It isn’t really a “grass is greener” philosophy but more of a gypsy worldview. And it is a fairly accurate description. I spend so much time “up in my head” and not always in a philosophical way. For me, my head IS where my heart is. My feelings are so quickly formulated into thoughts, contemplation, evaluation, processing, then conclusion. I don’t need to travel the world. I do need to travel where my soul takes me and that includes a good deal of meandering, exploring both the inside of me and the immediate outside world. I was reading an article yesterday, sort of a rambling diary about a woman and moving forward toward a life (or away from something in life) and I commented that I found a lot of it to be accurate in terms of feelings, struggle, life itself, making excuses, fear and moving on (in whatever capacity one is settling in life).
But, the problem was you got ¾ of the way through it and like most other articles I have seen I think it started to promise some kind of sudden awakening and "boom everything is better now" ending. I have issues with this. It is like (my BF and I were discussing this the other day) those articles on “embracing being single” that end up telling you how to meet the “true love of your life”. And then another article a bunch of us were discussing on FB yesterday regarding the approach of doing the mechanics of the Craft, sort of in “crash course” style, without getting to the heart of the matter of being a witch. And I am digressing I guess with examples but the point is that everything seems to be based around not only the quickest route to something, anything, whether it be magical practice, finding a mate or happiness.
And let’s discuss “happiness” for a moment. The truth is, in life, there are no fairytale endings. No matter who you are, where you are, who or what you leave, there is still, and always, struggle. No one decision is rarely a complete, life changing, all is better now scenario. There are often cons to the pro of any decision and deeming "happiness" the ultimate destination is really, really Disney inspired. Unless we have the capability of stopping time in a moment of bliss, complications will find us. That is the world we live in. I’m not so sure it ever wasn’t the world we live in, it is just that people settled more often than not. Life is a series of experiences. Hurt doesn’t go away because you leave one situation and enter another. Love is often found and more often than not, lost somewhere in the process of getting through each day, month, year. People rarely change in the same way or at the same rate but we do change, constantly IF we are growing and feeling and exploring our true selves. Fear, conformity, responsibility are all factors to varying degrees. Oceans are vast and sometimes, unfortunately, so are our feelings, emotions and ramifications of our choices throughout life.

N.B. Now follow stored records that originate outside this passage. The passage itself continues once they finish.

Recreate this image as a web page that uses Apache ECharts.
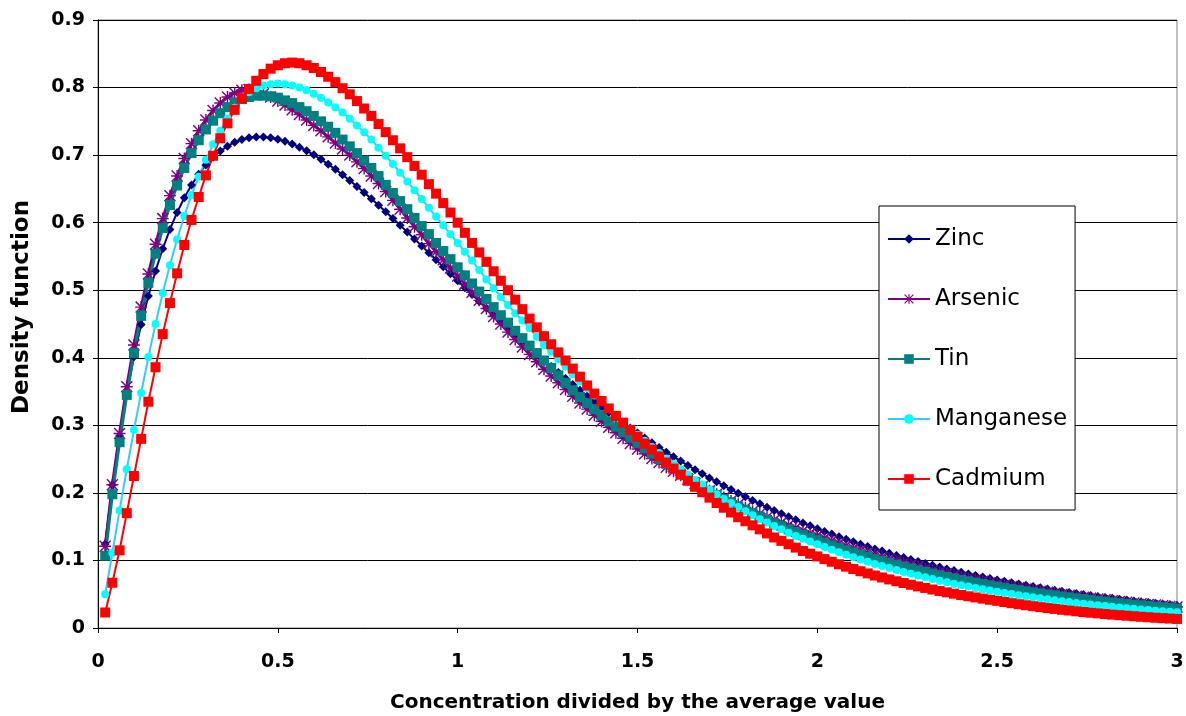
<!DOCTYPE html>
<html><head><meta charset="utf-8">
<script src="https://cdn.jsdelivr.net/npm/echarts@6/dist/echarts.min.js"></script>
<style>html,body{margin:0;padding:0;background:#fff}#c{width:1186px;height:716px}</style>
</head><body><div id="c"></div>
<script>
// sampling grid of the curves (x = concentration / average value)
const X_START = 0.02, X_STEP = 0.02;

const zinc = [
0.1245,0.2116,0.2842,0.3468,0.4014,0.4493,0.4915,0.5286,0.5614,0.5900,
0.6151,0.6369,0.6557,0.6718,0.6854,0.6968,0.7061,0.7133,0.7191,0.7231,
0.7256,0.7269,0.7269,0.7258,0.7236,0.7205,0.7165,0.7118,0.7064,0.7004,
0.6937,0.6865,0.6789,0.6709,0.6624,0.6536,0.6446,0.6353,0.6258,0.6161,
0.6061,0.5961,0.5860,0.5759,0.5656,0.5553,0.5450,0.5346,0.5243,0.5140,
0.5037,0.4936,0.4834,0.4733,0.4633,0.4534,0.4436,0.4339,0.4243,0.4148,
0.4054,0.3962,0.3871,0.3781,0.3692,0.3605,0.3520,0.3435,0.3353,0.3271,
0.3191,0.3112,0.3035,0.2960,0.2886,0.2813,0.2742,0.2672,0.2603,0.2536,
0.2471,0.2407,0.2344,0.2283,0.2222,0.2164,0.2106,0.2050,0.1995,0.1941,
0.1889,0.1838,0.1788,0.1740,0.1692,0.1646,0.1601,0.1556,0.1513,0.1471,
0.1430,0.1390,0.1351,0.1313,0.1277,0.1240,0.1205,0.1171,0.1138,0.1106,
0.1074,0.1043,0.1013,0.0985,0.0956,0.0929,0.0902,0.0875,0.0850,0.0825,
0.0801,0.0778,0.0755,0.0733,0.0711,0.0691,0.0670,0.0650,0.0631,0.0613,
0.0594,0.0577,0.0560,0.0543,0.0527,0.0511,0.0496,0.0481,0.0466,0.0452,
0.0439,0.0426,0.0413,0.0400,0.0388,0.0376,0.0365,0.0354,0.0343,0.0333];

const arsenic = [
0.121,0.212,0.288,0.357,0.419,0.475,0.524,0.568,0.606,0.640,
0.669,0.695,0.717,0.736,0.752,0.766,0.777,0.786,0.792,0.796,
0.797,0.795,0.791,0.786,0.780,0.774,0.767,0.760,0.752,0.744,
0.736,0.727,0.718,0.709,0.700,0.690,0.680,0.669,0.658,0.646,
0.633,0.620,0.607,0.594,0.582,0.569,0.557,0.545,0.533,0.521,
0.509,0.497,0.485,0.473,0.461,0.450,0.438,0.427,0.416,0.405,
0.394,0.383,0.373,0.363,0.353,0.343,0.333,0.324,0.315,0.306,
0.297,0.289,0.281,0.273,0.265,0.258,0.251,0.245,0.238,0.232,
0.226,0.220,0.214,0.209,0.203,0.198,0.193,0.188,0.183,0.178,
0.173,0.169,0.164,0.160,0.156,0.152,0.148,0.144,0.140,0.137,
0.1330,0.1291,0.1253,0.1216,0.1181,0.1146,0.1113,0.1080,0.1048,0.1018,
0.0988,0.0959,0.0931,0.0903,0.0877,0.0851,0.0826,0.0802,0.0779,0.0756,
0.0734,0.0712,0.0691,0.0671,0.0651,0.0632,0.0614,0.0596,0.0578,0.0561,
0.0545,0.0529,0.0513,0.0498,0.0484,0.0470,0.0456,0.0442,0.0429,0.0417,
0.0405,0.0393,0.0381,0.0370,0.0359,0.0349,0.0339,0.0329,0.0319,0.0310];

const tin = [
0.107,0.198,0.275,0.345,0.407,0.462,0.511,0.554,0.592,0.626,
0.655,0.681,0.703,0.722,0.738,0.751,0.762,0.771,0.778,0.783,
0.786,0.788,0.788,0.787,0.785,0.781,0.777,0.771,0.765,0.758,
0.750,0.742,0.733,0.723,0.713,0.703,0.692,0.681,0.669,0.656,
0.644,0.632,0.620,0.607,0.595,0.583,0.570,0.558,0.546,0.534,
0.522,0.510,0.498,0.487,0.475,0.463,0.452,0.440,0.429,0.418,
0.407,0.396,0.385,0.374,0.363,0.352,0.342,0.333,0.324,0.315,
0.306,0.298,0.290,0.282,0.274,0.266,0.258,0.250,0.243,0.236,
0.229,0.222,0.216,0.209,0.203,0.197,0.191,0.186,0.180,0.175,
0.170,0.165,0.160,0.155,0.151,0.146,0.142,0.138,0.134,0.130,
0.1262,0.1224,0.1188,0.1153,0.1119,0.1086,0.1054,0.1022,0.0992,0.0963,
0.0934,0.0907,0.0880,0.0854,0.0829,0.0804,0.0780,0.0757,0.0735,0.0713,
0.0692,0.0672,0.0652,0.0632,0.0614,0.0596,0.0578,0.0561,0.0544,0.0528,
0.0513,0.0497,0.0483,0.0468,0.0455,0.0441,0.0428,0.0415,0.0403,0.0391,
0.0380,0.0368,0.0357,0.0347,0.0337,0.0327,0.0317,0.0308,0.0299,0.0290];

const manganese = [
0.050,0.111,0.174,0.235,0.293,0.348,0.401,0.450,0.496,0.537,
0.575,0.610,0.641,0.668,0.693,0.716,0.736,0.754,0.770,0.783,
0.793,0.799,0.803,0.805,0.806,0.805,0.803,0.800,0.796,0.791,
0.785,0.778,0.771,0.763,0.754,0.744,0.734,0.723,0.711,0.699,
0.687,0.674,0.661,0.648,0.635,0.622,0.609,0.596,0.583,0.570,
0.557,0.544,0.530,0.516,0.503,0.490,0.478,0.466,0.455,0.444,
0.431,0.419,0.409,0.398,0.387,0.376,0.365,0.355,0.344,0.334,
0.324,0.314,0.304,0.295,0.286,0.277,0.268,0.259,0.251,0.243,
0.235,0.227,0.219,0.212,0.205,0.198,0.191,0.185,0.179,0.173,
0.167,0.161,0.156,0.151,0.146,0.141,0.136,0.132,0.128,0.124,
0.1199,0.1160,0.1121,0.1084,0.1049,0.1014,0.0981,0.0948,0.0917,0.0887,
0.0858,0.0829,0.0802,0.0776,0.0750,0.0725,0.0701,0.0678,0.0656,0.0634,
0.0613,0.0593,0.0574,0.0555,0.0536,0.0519,0.0502,0.0485,0.0469,0.0454,
0.0439,0.0424,0.0410,0.0397,0.0384,0.0371,0.0359,0.0347,0.0335,0.0324,
0.0314,0.0303,0.0293,0.0284,0.0274,0.0265,0.0257,0.0248,0.0240,0.0232];

const cadmium = [
0.023,0.067,0.115,0.170,0.225,0.280,0.335,0.386,0.435,0.481,
0.525,0.567,0.604,0.638,0.670,0.699,0.725,0.747,0.767,0.784,
0.798,0.810,0.820,0.828,0.833,0.836,0.837,0.836,0.833,0.829,
0.823,0.816,0.808,0.799,0.790,0.780,0.769,0.758,0.746,0.734,
0.722,0.710,0.697,0.684,0.671,0.657,0.643,0.629,0.615,0.600,
0.585,0.570,0.556,0.542,0.528,0.514,0.500,0.486,0.472,0.458,
0.445,0.432,0.420,0.408,0.396,0.384,0.372,0.359,0.347,0.336,
0.325,0.314,0.304,0.293,0.283,0.273,0.264,0.254,0.245,0.236,
0.227,0.218,0.209,0.201,0.193,0.185,0.178,0.171,0.164,0.158,
0.152,0.146,0.140,0.134,0.129,0.124,0.119,0.114,0.110,0.106,
0.1020,0.0981,0.0944,0.0908,0.0873,0.0840,0.0808,0.0777,0.0748,0.0719,
0.0692,0.0666,0.0640,0.0616,0.0593,0.0570,0.0548,0.0528,0.0508,0.0488,
0.0470,0.0452,0.0435,0.0418,0.0402,0.0385,0.0368,0.0352,0.0337,0.0323,
0.0309,0.0295,0.0283,0.0270,0.0259,0.0247,0.0237,0.0226,0.0217,0.0207,
0.0198,0.0190,0.0182,0.0174,0.0166,0.0159,0.0152,0.0146,0.0140,0.0134];

const xTicks = { min: 0, max: 3, interval: 0.5 };
const yTicks = { min: 0, max: 0.9, interval: 0.1 };

const xs = zinc.map((_, i) => +(X_START + i * X_STEP).toFixed(2));
const pair = arr => arr.map((v, i) => [xs[i], v]);

const ASTERISK = 'path://M4.4,0L5.6,0L5.6,10L4.4,10ZM0,4.4L10,4.4L10,5.6L0,5.6ZM0,0.85L0.85,0L10,9.15L9.15,10ZM9.15,0L10,0.85L0.85,10L0,9.15Z';

const FONT = 'DejaVu Sans';

function mk(name, data, lineColor, markColor, symbol, size, width) {
  return {
    name, type: 'line', data: pair(data), symbol, symbolSize: size,
    showAllSymbol: true, silent: true,
    lineStyle: { color: lineColor, width },
    itemStyle: { color: markColor, borderWidth: 0 },
    emphasis: { disabled: true }
  };
}

const chart = echarts.init(document.getElementById('c'), null, { renderer: 'canvas' });
chart.setOption({
  animation: false,
  backgroundColor: '#fff',
  grid: { left: 98, right: 9, top: 20, bottom: 88, containLabel: false, outerBoundsMode: 'none',
    show: true, borderColor: '#808080', borderWidth: 1, backgroundColor: 'transparent' },
  legend: {
    orient: 'vertical', left: 879, top: 206,
    padding: [18, 8, 16, 8],
    itemGap: 30, itemWidth: 42, itemHeight: 12,
    backgroundColor: '#fff', borderColor: '#000', borderWidth: 1,
    textStyle: { fontFamily: FONT, fontSize: 23, color: '#000', lineHeight: 30 },
    data: ['Zinc', 'Arsenic', 'Tin', 'Manganese', 'Cadmium']
  },
  graphic: [{
    type: 'text', x: 22, y: 307, rotation: Math.PI / 2, silent: true,
    style: { text: 'Density function', fill: '#000', align: 'center', verticalAlign: 'middle',
      font: 'bold 23px "DejaVu Sans"' }
  }],
  xAxis: {
    type: 'value', min: xTicks.min, max: xTicks.max, interval: xTicks.interval,
    name: 'Concentration divided by the average value', nameLocation: 'middle', nameGap: 65,
    nameTextStyle: { fontFamily: FONT, fontSize: 20, fontWeight: 'bold', color: '#000' },
    axisLine: { lineStyle: { color: '#000', width: 1 } },
    axisTick: { show: true, length: 5, lineStyle: { color: '#000' } },
    axisLabel: { fontFamily: FONT, fontSize: 19, fontWeight: 'bold', color: '#000', margin: 25 },
    splitLine: { show: false }
  },
  yAxis: {
    type: 'value', min: yTicks.min, max: yTicks.max, interval: yTicks.interval,
    axisLine: { show: true, lineStyle: { color: '#000', width: 1 } },
    axisTick: { show: true, length: 5, lineStyle: { color: '#000' } },
    axisLabel: { fontFamily: FONT, fontSize: 19, fontWeight: 'bold', color: '#000', margin: 13,
      formatter: v => v === 0 ? '0' : v.toFixed(1) },
    splitLine: { show: true, lineStyle: { color: '#000', width: 1 } }
  },
  series: [
    mk('Zinc', zinc, '#000080', '#000080', 'diamond', 9, 2),
    mk('Arsenic', arsenic, '#800080', '#800080', ASTERISK, 12, 3),
    mk('Tin', tin, '#008080', '#008080', 'rect', 10, 3),
    mk('Manganese', manganese, '#33CCFF', '#00FFFF', 'circle', 8, 2),
    mk('Cadmium', cadmium, '#FF0000', '#FF0000', 'rect', 10, 2)
  ]
});
</script>
</body></html>
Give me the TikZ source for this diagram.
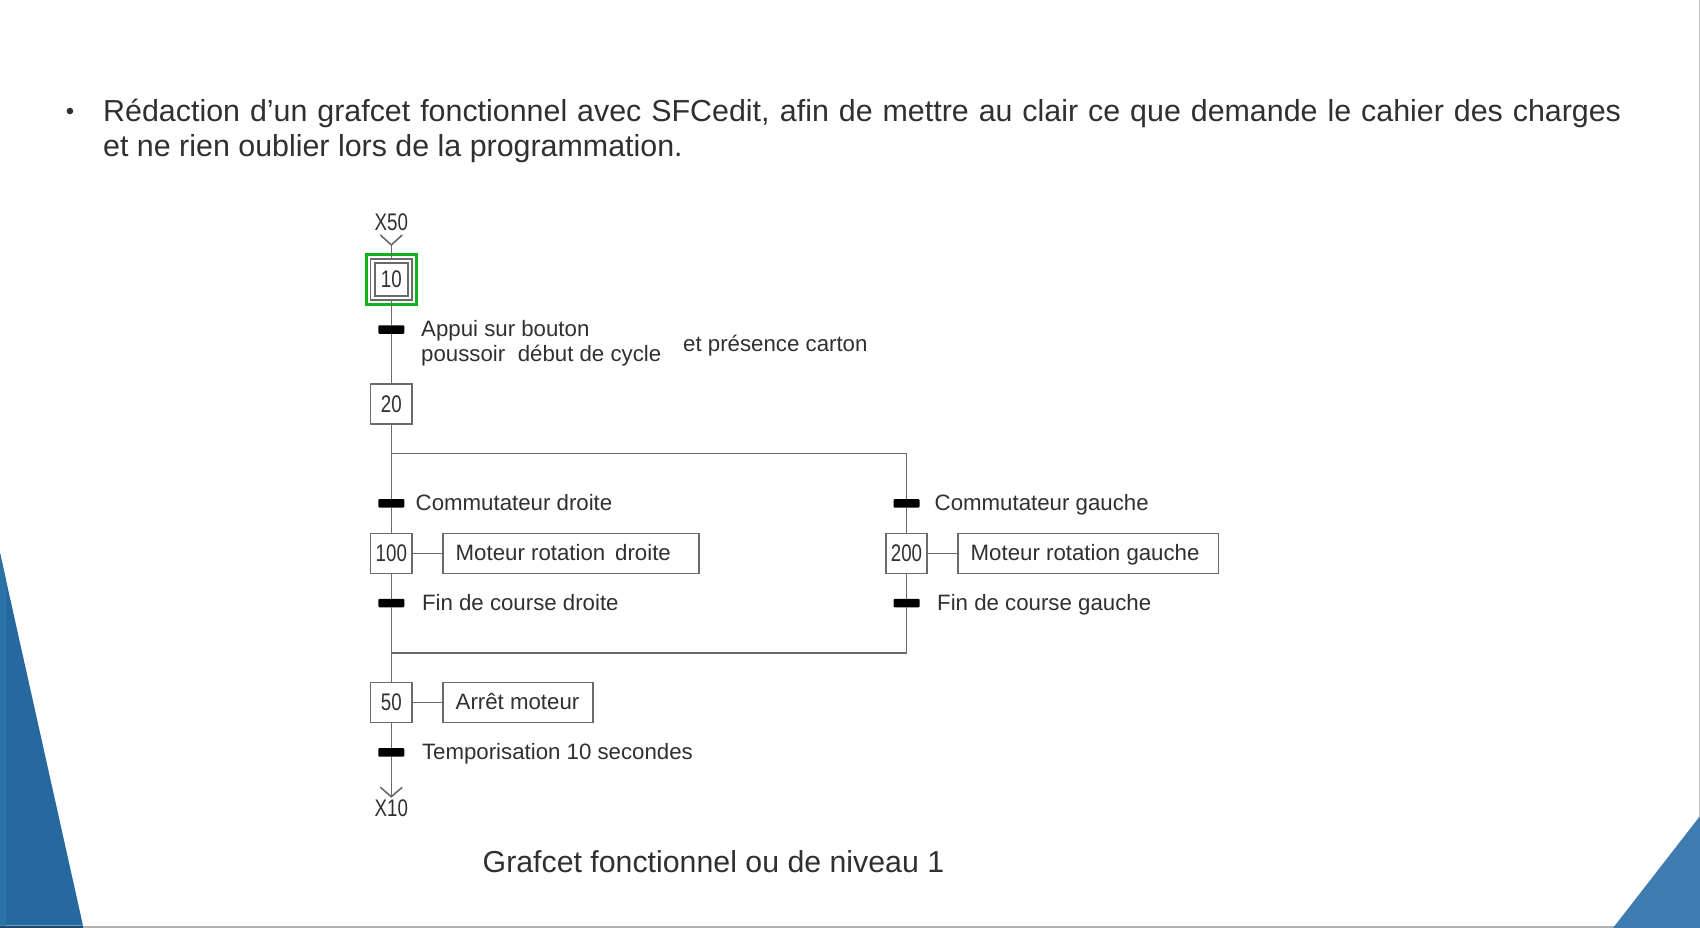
\documentclass[tikz,border=0pt]{standalone}
\usepackage{fontspec}
\setmainfont{Liberation Sans}
\usetikzlibrary{arrows.meta}

\definecolor{trait}{HTML}{6A6A6A}
\definecolor{texte}{HTML}{303030}
\definecolor{bleug}{HTML}{27699F}
\definecolor{bleugc}{HTML}{2B72A8}
\definecolor{bleud}{HTML}{3F7DB0}
\definecolor{vert}{HTML}{12B21E}
\newcommand{\etnum}[1]{\scalebox{.78}[1]{\fontsize{24}{27}\selectfont #1}}

\begin{document}
\begin{tikzpicture}[
    x=1pt, y=-1pt,
    every node/.style={font=\fontsize{22.25}{27}\selectfont, text=texte},
    etape/.style={rectangle, draw=trait, line width=1.6pt, fill=white, minimum width=41.5pt, minimum height=40pt, inner sep=0pt},
    act/.style={rectangle, draw=trait, line width=1.6pt, fill=white, minimum height=40pt, inner sep=0pt},
    tr/.style={rectangle, fill=black, rounded corners=1pt, minimum width=26pt, minimum height=8.5pt, inner sep=0pt},
    lbl/.style={anchor=west, inner sep=0pt, text depth=0pt},
    lien/.style={draw=trait, line width=1.6pt},
    renvoi/.style={inner sep=0pt},
  ]
  \useasboundingbox (0,0) rectangle (1700,928);
  \fill[white] (0,0) rectangle (1700,928);

  % fond de la diapositive
  \fill[black!30] (0,925.5) rectangle (1700,928);
  \fill[black!22] (1698.5,0) rectangle (1700,928);
  \fill[bleug] (0,553) -- (83,925.5) -- (0,925.5) -- cycle;
  \fill[bleugc] (0,553) -- (6,580) -- (6,925.5) -- (0,925.5) -- cycle;
  \fill[bleug!70!black] (0,925.5) rectangle (83,928);
  \fill[bleud] (1700,816) -- (1700,928) -- (1613,928) -- cycle;

  % texte
  \node[inner sep=0pt, font=\fontsize{24}{35}\selectfont] (puce) at (70,113.5) {•};
  \node[anchor=north west, inner sep=0pt, text width=1518pt, align=justify, font=\fontsize{30.4}{35}\selectfont] (intro) at (103,99)
    {Rédaction d’un grafcet fonctionnel avec SFCedit, afin de mettre au clair ce que demande le cahier des charges\linebreak et ne rien oublier lors de la programmation.};

  % etapes
  \node[rectangle, draw=vert, line width=3.5pt, minimum width=50pt, minimum height=50pt, inner sep=0pt] (sel) at (391.3,279.7) {};
  \node[etape, minimum height=41pt] (e10) at (391.3,279.7) {};
  \node[etape, minimum width=33pt, minimum height=33pt] (e10i) at (391.3,279.7) {\etnum{10}};
  \node[etape] (e20) at (391.3,404) {\etnum{20}};
  \node[etape] (e100) at (391.3,553.3) {\etnum{100}};
  \node[etape] (e200) at (906.5,553.3) {\etnum{200}};
  \node[etape] (e50) at (391.3,702.3) {\etnum{50}};

  % actions
  \node[act, minimum width=256.5pt] (a100) at (571,553.3) {};
  \node[lbl] (ta100) at (455.5,552) {Moteur rotation\, droite};
  \node[act, minimum width=260.5pt] (a200) at (1088.2,553.3) {};
  \node[lbl] (ta200) at (970.5,552) {Moteur rotation gauche};
  \node[act, minimum width=150.5pt] (a50) at (518,702.3) {};
  \node[lbl] (ta50) at (455.5,701.3) {Arrêt moteur};

  % transitions
  \node[tr] (t1) at (391.3,329.5) {};
  \node[tr] (t2) at (391.3,503.3) {};
  \node[tr] (t3) at (906.5,503.3) {};
  \node[tr] (t4) at (391.3,603) {};
  \node[tr] (t5) at (906.5,603) {};
  \node[tr] (t6) at (391.3,752.3) {};
  \node[lbl] (l1a) at (421,328) {Appui sur bouton};
  \node[lbl] (l1b) at (421,353.3) {poussoir\hspace{12.5pt}début de cycle};
  \node[lbl] (l1c) at (683,343.5) {et présence carton};
  \node[lbl] (l2) at (415.5,502) {Commutateur droite};
  \node[lbl] (l3) at (934.5,502) {Commutateur gauche};
  \node[lbl] (l4) at (421.8,602) {Fin de course droite};
  \node[lbl] (l5) at (937,602) {Fin de course gauche};
  \node[lbl] (l6) at (421.8,751) {Temporisation 10 secondes};

  % renvois
  \node[renvoi] (x50) at (391.3,222) {\etnum{X50}};
  \node[renvoi] (x10) at (391.3,808.7) {\etnum{X10}};
  \coordinate (in) at (391.3,245);
  \coordinate (ing) at (380.4,235);
  \coordinate (ind) at (402.2,235);
  \coordinate (out) at (391.3,796.7);
  \coordinate (outg) at (380.4,787.3);
  \coordinate (outd) at (402.2,787.3);
  \coordinate (d1) at (391.3,453.5);
  \coordinate (d2) at (906.5,453.5);
  \coordinate (f1) at (391.3,652.7);
  \coordinate (f2) at (906.5,652.7);

  \draw[lien] (ing) -- (in) -- (ind);
  \draw[lien] (in) -- (e10);
  \draw[lien] (e10) -- (t1);
  \draw[lien] (t1) -- (e20);
  \draw[lien] (e20) -- (d1);
  \draw[lien] (d1) -- (t2);
  \draw[lien] (d1) -- (d2) -- (t3);
  \draw[lien] (t2) -- (e100);
  \draw[lien] (t3) -- (e200);
  \draw[lien] (e100) -- (t4);
  \draw[lien] (e200) -- (t5);
  \draw[lien] (t4) -- (f1);
  \draw[lien] (t5) -- (f2) -- (f1);
  \draw[lien] (f1) -- (e50);
  \draw[lien] (e50) -- (t6);
  \draw[lien] (t6) -- (out);
  \draw[lien] (outg) -- (out) -- (outd);
  \draw[lien] (e100) -- (a100);
  \draw[lien] (e200) -- (a200);
  \draw[lien] (e50) -- (a50);

  \node[anchor=west, inner sep=0pt, font=\fontsize{30.3}{36}\selectfont] (titre) at (482.5,862) {Grafcet fonctionnel ou de niveau 1};
\end{tikzpicture}
\end{document}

As someone who has lived with atypical depression since childhood, (BTW can you believe there are so many types of depression? I mean what does that say about our world?), I am very used to my “feelings” sort of free-flowing on the daily. Is this why I find the rhetoric in some of these articles and the approach of “quick-fix” life these days so incredibly short-sighted? I mean, just this morning I have already experienced three distinct “moods” that could easily set the tone for my day and I’ve only been awake for two hours! My goal each morning is to grab the best mood I can and nurture it. It is exhausting, frankly, but again, life doesn’t freeze-frame for anyone. If it did we’d all stay at our favorite vacation spot indefinately!
There is this country song. I know, I know but bear with me because it just sums up why I think these sorts of articles are just way off base…
A guy walks into a bar, orders a drink
Sees a girl that catches his eye
Asks her if she wants another
They fall for each other and end up lovers
They laugh, cry, hold on tight, make it work for a little while
Then one night her taillights fade out into the dark
And a guy walks into a bar...
See? Life. That’s how it goes folks.